(483e) Surrogate Function Optimization of Hybrid Power Systems Under Uncertainty | AIChE

(483e) Surrogate Function Optimization of Hybrid Power Systems Under Uncertainty


Gatzke, E. - Presenter, University of South Carolina

Despite the diminishing supply of non-renewable energy sources, the number of passenger vehicles purchased continues to rise with a projected 14 million cars to be sold to U.S. consumers in 2012. Hybrid electric vehicles (HEVs) combine an internal combustion engine or fuel cell with an electric motor while using a battery for energy storage. While HEVs require substantially less fuel in the long run than conventional vehicles, their high upfront cost and expensive battery replacement cost deter many buyers. Batteries are often conservatively designed to prevent damage, an effective but expensive method for handling the uncertainty which exists in battery production. More specifically, a battery which is designed with an excessive amount of capacity and baseline power will have a larger range and be far less likely to fail over time, but will be bigger, heavier and more expensive to begin with.
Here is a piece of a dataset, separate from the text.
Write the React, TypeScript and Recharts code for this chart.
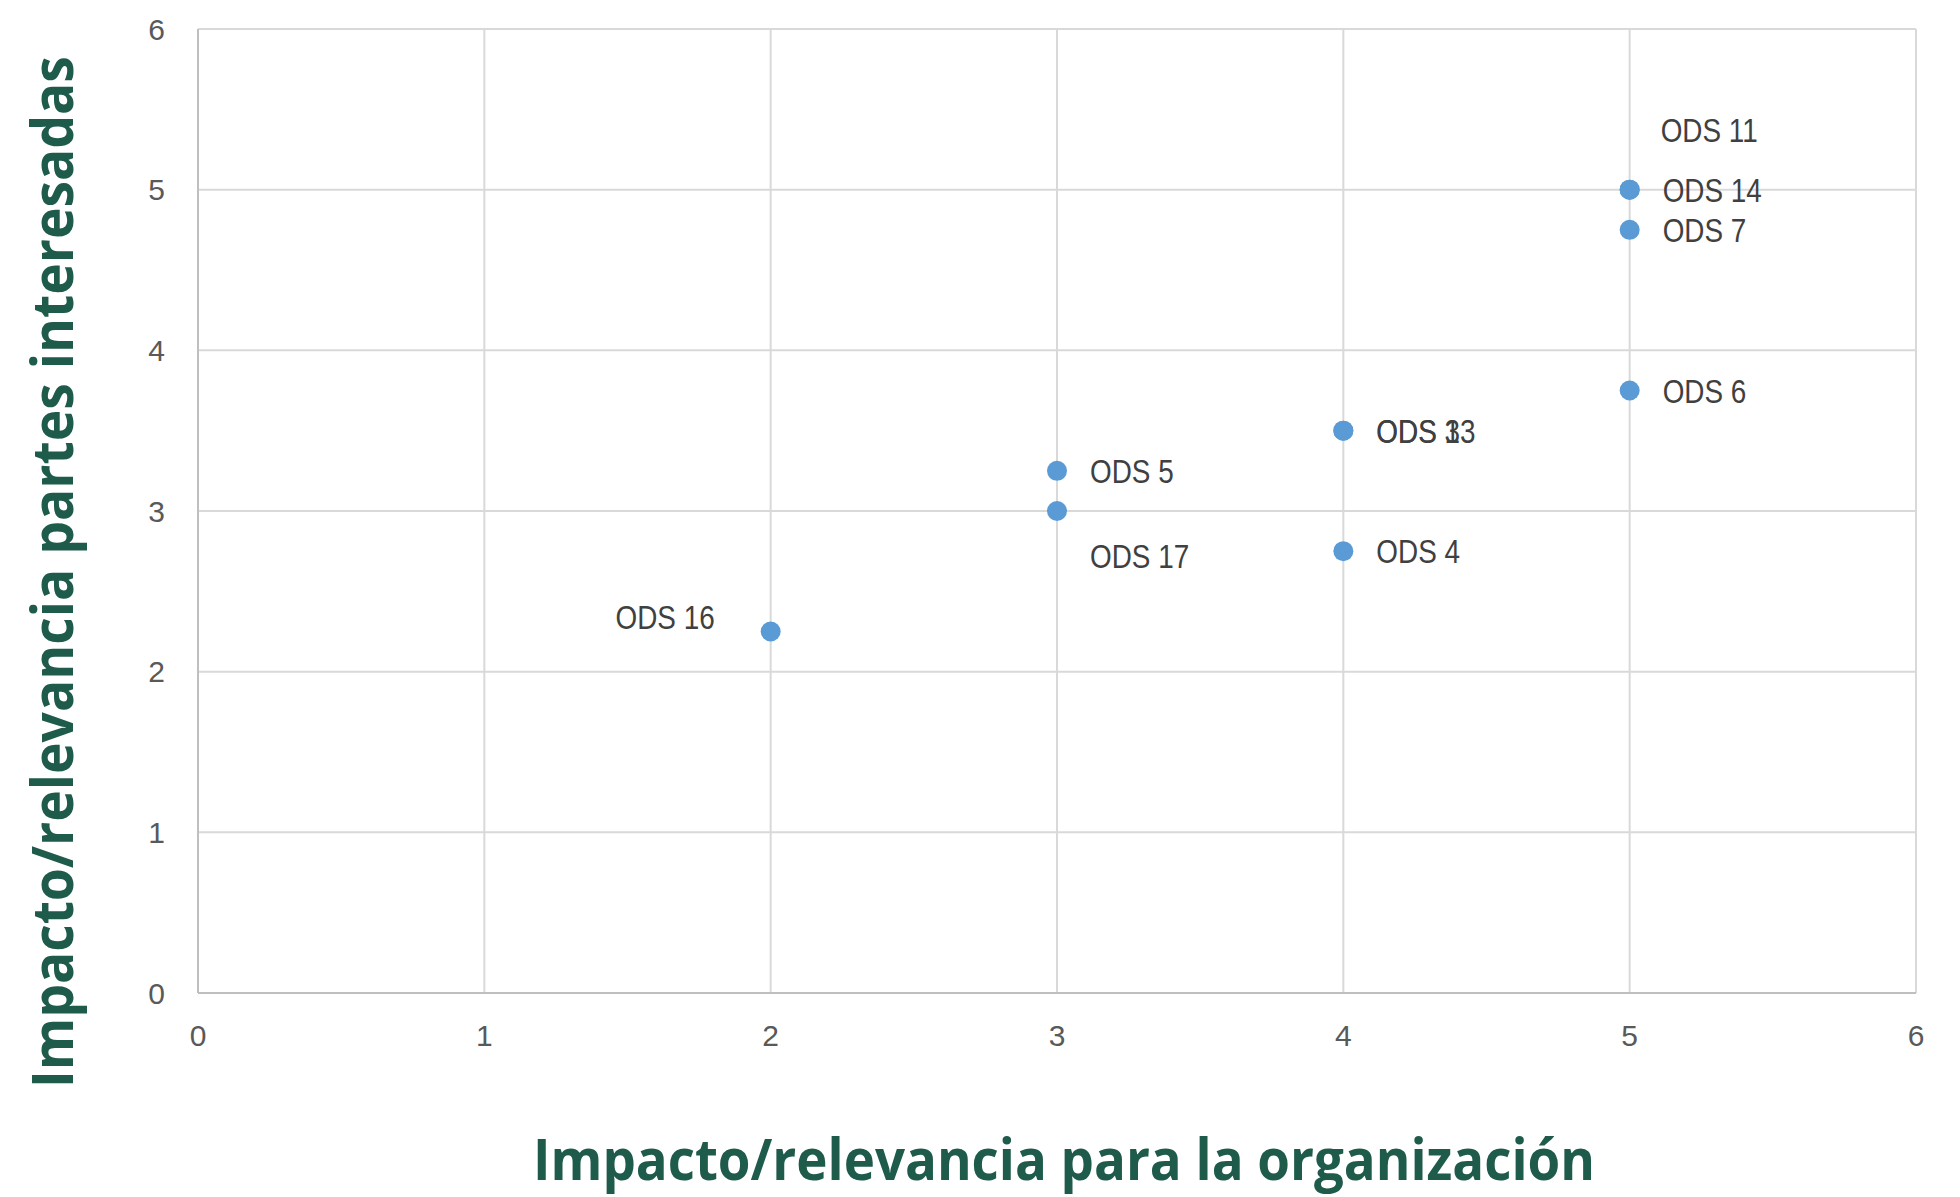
import React, { useLayoutEffect, useRef, useState } from 'react';
import { ScatterChart, Scatter, XAxis, YAxis, CartesianGrid, Label } from 'recharts';

const categories = ['ODS 14', 'ODS 11', 'ODS 7', 'ODS 6', 'ODS 3', 'ODS 13', 'ODS 5', 'ODS 17', 'ODS 4', 'ODS 16'];
const impactoOrganizacion = [5, 5, 5, 5, 4, 4, 3, 3, 4, 2];
const impactoPartes = [5, 5, 4.75, 3.75, 3.5, 3.5, 3.25, 3, 2.75, 2.25];
const axisTicks = [0, 1, 2, 3, 4, 5, 6];
const xTitle = 'Impacto/relevancia para la organización';
const yTitle = 'Impacto/relevancia partes interesadas';

const data = categories.map((name, i) => ({ name, x: impactoOrganizacion[i], y: impactoPartes[i] }));

const labelSide: Record<string, string> = { 'ODS 11': 'above', 'ODS 17': 'below', 'ODS 16': 'left' };

const LABEL_FONT = '"Liberation Sans", Arial, sans-serif';
const TITLE_COLOR = '#1f5b4a';

const renderPoint = (props: any) => {
  const { cx, cy, payload } = props;
  const side = labelSide[payload.name] || 'right';
  let tx = cx + 33;
  let ty = cy;
  let anchor: 'start' | 'end' = 'start';
  if (side === 'above') { tx = cx + 31; ty = cy - 60; }
  if (side === 'below') { ty = cy + 45; }
  if (side === 'left') { tx = cx - 56; ty = cy - 15; anchor = 'end'; }
  return (
    <g>
      <circle cx={cx} cy={cy} r={10} fill="#5b9bd5" />
      <text transform={`translate(${tx}, ${ty}) scale(0.82, 1)`} x={0} y={0} dy="0.36em" textAnchor={anchor}
        fill="#404040" fontSize={34} fontFamily={LABEL_FONT}>
        {payload.name}
      </text>
    </g>
  );
};

const FitTitle = ({ cx, cy, length, vertical, text }: any) => {
  const ref = useRef<SVGTextElement>(null);
  const [k, setK] = useState(0.8);
  useLayoutEffect(() => {
    if (ref.current) {
      const w = ref.current.getComputedTextLength();
      if (w > 0) setK(length / w);
    }
  }, [length, text]);
  const transform = vertical
    ? `translate(${cx}, ${cy}) rotate(-90) scale(${k}, 1)`
    : `translate(${cx}, ${cy}) scale(${k}, 1)`;
  return (
    <text ref={ref} transform={transform} x={0} y={0} dy="0.36em" textAnchor="middle" fill={TITLE_COLOR}
      fontSize={57} fontWeight={700} fontFamily='"Open Sans", sans-serif'>
      {text}
    </text>
  );
};

const XTitle = (props: any) => {
  const vb = props.viewBox || { x: 198, y: 993, width: 1718, height: 60 };
  return <FitTitle cx={vb.x + vb.width / 2 + 7} cy={vb.y + 166} length={1062} text={xTitle} />;
};

const YTitle = (props: any) => {
  const vb = props.viewBox || { x: 118, y: 29, width: 80, height: 964 };
  return <FitTitle cx={vb.x - 66} cy={vb.y + vb.height / 2 + 61} length={1032} vertical text={yTitle} />;
};

const tickStyle = { fill: '#595959', fontSize: 30, fontFamily: LABEL_FONT };

export default function App() {
  return (
    <div style={{ position: 'absolute', left: 0, top: 0, width: 1960, height: 1197, background: '#ffffff' }}>
      <ScatterChart width={1960} height={1197} margin={{ top: 29, right: 44, bottom: 144, left: 118 }}>
        <CartesianGrid stroke="#d9d9d9" strokeWidth={2} />
        <XAxis type="number" dataKey="x" domain={[0, 6]} ticks={axisTicks} interval={0}
          axisLine={{ stroke: '#bfbfbf', strokeWidth: 2 }} tickLine={false} tickSize={0} tickMargin={32}
          height={60} tick={tickStyle}>
          <Label content={<XTitle />} />
        </XAxis>
        <YAxis type="number" dataKey="y" domain={[0, 6]} ticks={axisTicks} interval={0}
          axisLine={{ stroke: '#bfbfbf', strokeWidth: 2 }} tickLine={false} tickSize={0} tickMargin={33}
          width={80} tick={tickStyle}>
          <Label content={<YTitle />} />
        </YAxis>
        <Scatter data={data} isAnimationActive={false} shape={renderPoint} />
      </ScatterChart>
    </div>
  );
}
An empirical battery model was simulated using Matlab and Simulink, using battery capacity and baseline power load as design variables. The objective of the work was to reduce both the upfront cost and the risk of damage to the battery by optimizing capacity and baseline power. Uncertainty was added in the simulation to modify capacity, baseline power, resistance and initial state of charge. A numerical optimization method was developed specifically to handle uncertainty in the model. The method relies on repeatedly sampling and approximating the objective function surface. The method uses a trust-region approach, allowing the current sampling region to expand and contract depending on the location of the previous iteration solution. This method was found to handle uncertain optimization problems more effectively than other existing methods and robustly provided a successful solution to the HEV optimization problem.